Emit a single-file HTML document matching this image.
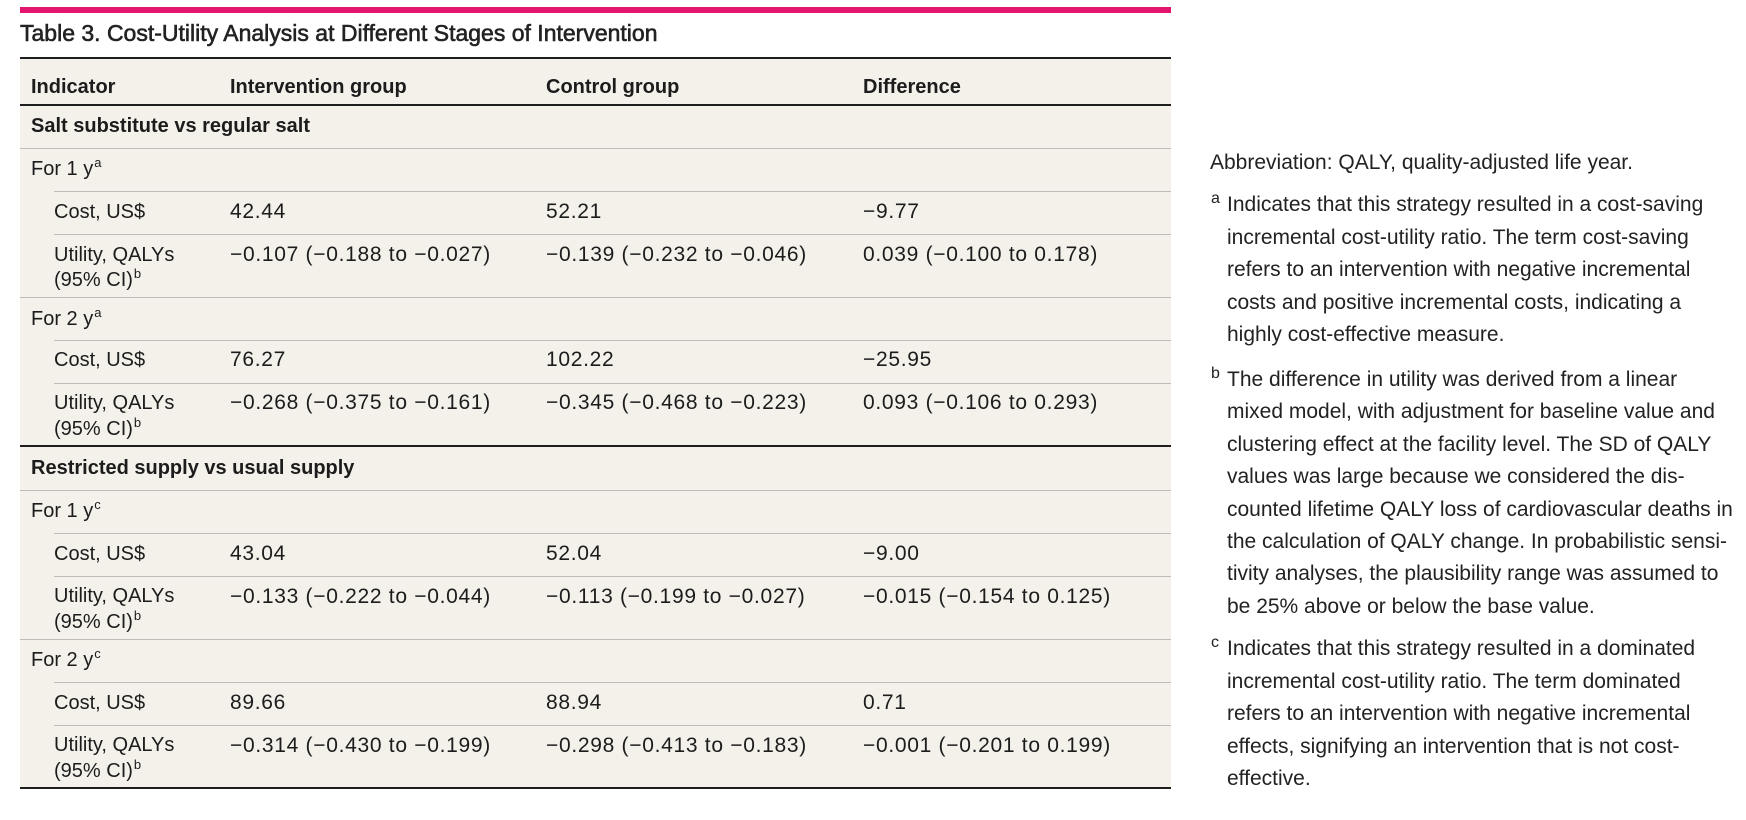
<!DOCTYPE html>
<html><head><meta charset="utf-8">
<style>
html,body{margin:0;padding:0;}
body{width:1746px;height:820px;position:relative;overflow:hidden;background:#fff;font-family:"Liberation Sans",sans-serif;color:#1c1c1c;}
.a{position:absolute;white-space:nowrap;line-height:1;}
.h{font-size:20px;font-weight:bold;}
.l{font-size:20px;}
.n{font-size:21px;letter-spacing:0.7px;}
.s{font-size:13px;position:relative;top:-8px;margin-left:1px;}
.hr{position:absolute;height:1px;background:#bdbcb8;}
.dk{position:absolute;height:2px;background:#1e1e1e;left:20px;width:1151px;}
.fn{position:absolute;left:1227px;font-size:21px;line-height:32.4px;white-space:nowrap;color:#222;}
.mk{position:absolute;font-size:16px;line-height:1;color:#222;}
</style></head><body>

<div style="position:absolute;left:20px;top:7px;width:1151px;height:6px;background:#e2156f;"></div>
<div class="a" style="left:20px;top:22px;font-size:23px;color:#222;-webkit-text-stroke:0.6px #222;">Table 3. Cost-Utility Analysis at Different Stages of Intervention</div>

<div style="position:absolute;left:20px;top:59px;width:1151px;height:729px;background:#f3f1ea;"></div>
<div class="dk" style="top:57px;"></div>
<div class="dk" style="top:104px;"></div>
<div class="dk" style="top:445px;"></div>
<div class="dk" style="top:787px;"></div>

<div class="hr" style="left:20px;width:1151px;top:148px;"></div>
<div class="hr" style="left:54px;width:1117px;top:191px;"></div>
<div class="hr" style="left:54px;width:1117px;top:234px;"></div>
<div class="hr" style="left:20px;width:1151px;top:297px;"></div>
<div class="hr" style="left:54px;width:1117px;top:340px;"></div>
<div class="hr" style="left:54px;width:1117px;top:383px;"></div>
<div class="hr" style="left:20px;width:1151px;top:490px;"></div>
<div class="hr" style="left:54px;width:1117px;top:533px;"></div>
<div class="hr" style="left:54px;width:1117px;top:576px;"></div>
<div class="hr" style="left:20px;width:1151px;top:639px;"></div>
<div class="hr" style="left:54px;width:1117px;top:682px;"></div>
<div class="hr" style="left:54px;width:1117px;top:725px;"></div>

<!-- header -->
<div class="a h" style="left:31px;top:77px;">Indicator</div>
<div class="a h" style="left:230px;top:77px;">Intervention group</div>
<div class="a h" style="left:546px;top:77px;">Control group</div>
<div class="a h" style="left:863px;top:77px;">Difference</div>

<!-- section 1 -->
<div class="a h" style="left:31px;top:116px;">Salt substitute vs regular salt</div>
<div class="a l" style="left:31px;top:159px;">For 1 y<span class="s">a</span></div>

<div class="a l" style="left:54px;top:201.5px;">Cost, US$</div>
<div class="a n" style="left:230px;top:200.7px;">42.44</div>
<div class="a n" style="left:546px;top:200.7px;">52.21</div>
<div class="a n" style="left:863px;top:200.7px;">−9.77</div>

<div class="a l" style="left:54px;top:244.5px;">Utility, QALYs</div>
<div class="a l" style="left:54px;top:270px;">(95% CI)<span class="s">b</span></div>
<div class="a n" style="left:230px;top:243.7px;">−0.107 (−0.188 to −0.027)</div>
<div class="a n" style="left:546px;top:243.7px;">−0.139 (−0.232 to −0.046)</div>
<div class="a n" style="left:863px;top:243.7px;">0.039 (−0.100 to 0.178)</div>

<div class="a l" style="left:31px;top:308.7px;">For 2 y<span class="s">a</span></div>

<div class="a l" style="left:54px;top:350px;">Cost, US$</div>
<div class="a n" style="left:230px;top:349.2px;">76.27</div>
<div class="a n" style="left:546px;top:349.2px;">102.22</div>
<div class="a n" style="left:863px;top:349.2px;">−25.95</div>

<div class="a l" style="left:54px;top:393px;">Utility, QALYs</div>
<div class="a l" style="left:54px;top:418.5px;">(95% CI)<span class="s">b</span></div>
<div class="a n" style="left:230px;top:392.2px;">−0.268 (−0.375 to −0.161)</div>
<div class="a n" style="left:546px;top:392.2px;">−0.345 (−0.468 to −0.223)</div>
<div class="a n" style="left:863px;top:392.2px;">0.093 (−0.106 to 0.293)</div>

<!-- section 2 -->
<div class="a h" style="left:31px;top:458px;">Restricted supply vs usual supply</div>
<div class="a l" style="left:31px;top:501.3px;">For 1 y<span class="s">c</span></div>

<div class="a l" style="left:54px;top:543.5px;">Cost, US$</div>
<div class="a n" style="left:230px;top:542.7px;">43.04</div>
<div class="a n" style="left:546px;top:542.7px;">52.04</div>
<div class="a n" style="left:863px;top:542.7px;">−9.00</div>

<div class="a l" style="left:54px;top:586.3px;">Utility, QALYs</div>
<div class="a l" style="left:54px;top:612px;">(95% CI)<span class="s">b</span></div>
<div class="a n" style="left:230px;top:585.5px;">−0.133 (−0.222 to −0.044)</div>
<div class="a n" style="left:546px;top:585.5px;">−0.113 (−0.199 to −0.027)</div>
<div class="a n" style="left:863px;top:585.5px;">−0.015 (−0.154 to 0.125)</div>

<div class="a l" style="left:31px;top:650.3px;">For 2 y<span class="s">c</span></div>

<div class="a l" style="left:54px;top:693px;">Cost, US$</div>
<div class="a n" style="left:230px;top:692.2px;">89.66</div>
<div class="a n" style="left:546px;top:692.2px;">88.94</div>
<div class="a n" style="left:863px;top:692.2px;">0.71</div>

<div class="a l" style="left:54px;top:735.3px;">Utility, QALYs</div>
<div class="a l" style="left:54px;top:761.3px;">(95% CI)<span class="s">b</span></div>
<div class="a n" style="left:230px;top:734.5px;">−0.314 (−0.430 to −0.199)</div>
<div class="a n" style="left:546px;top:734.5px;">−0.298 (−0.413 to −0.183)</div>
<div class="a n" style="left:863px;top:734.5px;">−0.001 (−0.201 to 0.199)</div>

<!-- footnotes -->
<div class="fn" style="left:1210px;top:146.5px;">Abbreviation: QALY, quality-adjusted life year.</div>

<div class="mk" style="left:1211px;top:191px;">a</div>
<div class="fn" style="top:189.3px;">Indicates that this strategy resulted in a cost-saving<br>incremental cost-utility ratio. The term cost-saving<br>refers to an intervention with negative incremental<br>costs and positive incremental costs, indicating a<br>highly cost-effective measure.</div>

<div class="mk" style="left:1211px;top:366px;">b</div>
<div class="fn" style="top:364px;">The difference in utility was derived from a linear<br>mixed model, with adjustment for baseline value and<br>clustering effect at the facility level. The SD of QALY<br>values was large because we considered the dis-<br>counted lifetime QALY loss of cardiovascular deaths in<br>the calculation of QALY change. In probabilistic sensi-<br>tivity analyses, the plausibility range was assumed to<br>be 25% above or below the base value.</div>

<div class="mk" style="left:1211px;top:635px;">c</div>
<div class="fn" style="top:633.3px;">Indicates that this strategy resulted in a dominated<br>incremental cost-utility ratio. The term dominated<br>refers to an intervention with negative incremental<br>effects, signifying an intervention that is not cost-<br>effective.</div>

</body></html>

- [Directions for this task] Your task is to restate word for word the lines from the top of the data to the line containing "</style></head><body>", both ends included, with every picture left out.

- [Output of the exercise]
Emit a single-file HTML document matching this image.
<!DOCTYPE html>
<html><head><meta charset="utf-8">
<style>
html,body{margin:0;padding:0;}
body{width:1746px;height:820px;position:relative;overflow:hidden;background:#fff;font-family:"Liberation Sans",sans-serif;color:#1c1c1c;}
.a{position:absolute;white-space:nowrap;line-height:1;}
.h{font-size:20px;font-weight:bold;}
.l{font-size:20px;}
.n{font-size:21px;letter-spacing:0.7px;}
.s{font-size:13px;position:relative;top:-8px;margin-left:1px;}
.hr{position:absolute;height:1px;background:#bdbcb8;}
.dk{position:absolute;height:2px;background:#1e1e1e;left:20px;width:1151px;}
.fn{position:absolute;left:1227px;font-size:21px;line-height:32.4px;white-space:nowrap;color:#222;}
.mk{position:absolute;font-size:16px;line-height:1;color:#222;}
</style></head><body>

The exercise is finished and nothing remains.